Ruptura não apenas atualiza os códigos clássicos da distopia, ela se impõe como um corrosivo retrato da alienação corporativa moderna, onde produtividade, falsidade e hipocrisia se escondem atrás de frases motivacionais vazias. A série escancara a crítica ao mundo dos coaches e da autoajuda empresarial, figuras que veem o ser humano como mera engrenagem em um culto insano à produtividade, em que o esgotamento e a desumanização são travestidos de realização pessoal. Tudo na Lumon é banal e patético: os rituais de celebração, os prêmios infantis, os líderes paternalistas, como se a motivação fosse uma moeda capaz de comprar obediência.
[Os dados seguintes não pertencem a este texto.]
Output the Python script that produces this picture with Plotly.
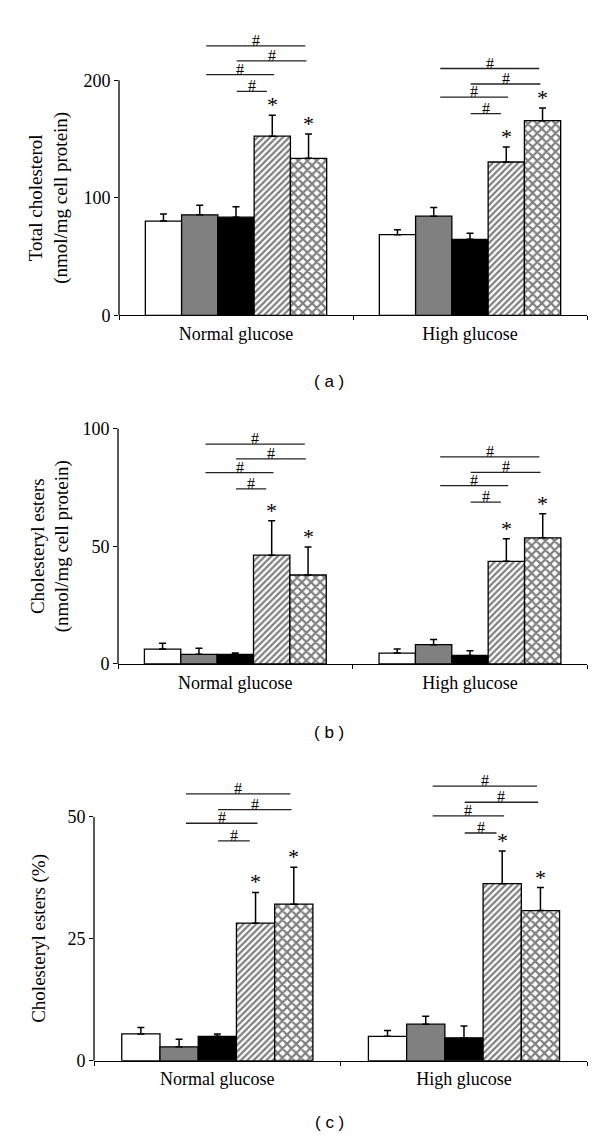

Ao escancarar esse teatro de máscaras, Ruptura aponta para um mal-estar presente da vida moderna: a separação entre o que somos e o que fingimos ser. Com duas temporadas já aclamadas, a série carrega o potencial de se tornar um marco definitivo da ficção distópica, resta saber se o desfecho, aguardado com ansiedade pelo público, estará à altura de foi até aqui.
Cada uma à sua maneira, o que mais assusta nas distopias não é apenas o futuro que projetam, mas o presente que descrevem e criticam. Familiar, Ruptura se encaixa perfeitamente nessa tradição: é uma distopia moldada para o nosso tempo. E, diante dela, podemos refletir, caro leitor: será que um dia aceitaremos procedimentos semelhantes? Ruptura é a distopia da nossa geração, uma distopia para chamar de nossa.